Girls That Look Like Skrillex is a single-topic Tumblr blog launched on April 2nd, 2011, that collects photographs of women sporting the same shaved-side hairstyle as electronic music producer Skrillex (Sonny Moore). The blog rode the wave of celebrity lookalike Tumblrs that started with "Lesbians Who Look Like Justin Bieber" and quickly caught the attention of Skrillex himself, music publications, and forums across the internet. At its peak, the blog became a go-to reference for how deeply Skrillex's signature look had penetrated festival and scene fashion culture.

TL;DR

Girls That Look Like Skrillex is a single-topic Tumblr blog launched on April 2nd, 2011, that collects photographs of women sporting the same shaved-side hairstyle as electronic music producer Skrillex (Sonny Moore).

Overview

Girls That Look Like Skrillex (often abbreviated GTLLS) is a Tumblr blog that curates user-submitted photos of women who, intentionally or not, bear a strong resemblance to electronic music producer Skrillex. The defining visual element is the undercut or undershave hairstyle where one side of the head is buzzed short while the rest of the hair hangs long. Big glasses, particularly stolen 3D movie theater glasses, are bonus points.

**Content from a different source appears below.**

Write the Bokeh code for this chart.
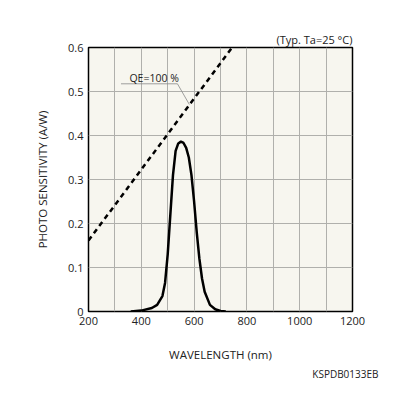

The blog reads like "flipping through a yearbook full of photos of just one person," as Phoenix New Times put it. Some posts feature straight-up doppelgängers, while others include meme-style image edits and humorous commentary. The appeal is simple: Skrillex's look is so specific and so widely copied that an entire blog's worth of lookalikes was never hard to fill.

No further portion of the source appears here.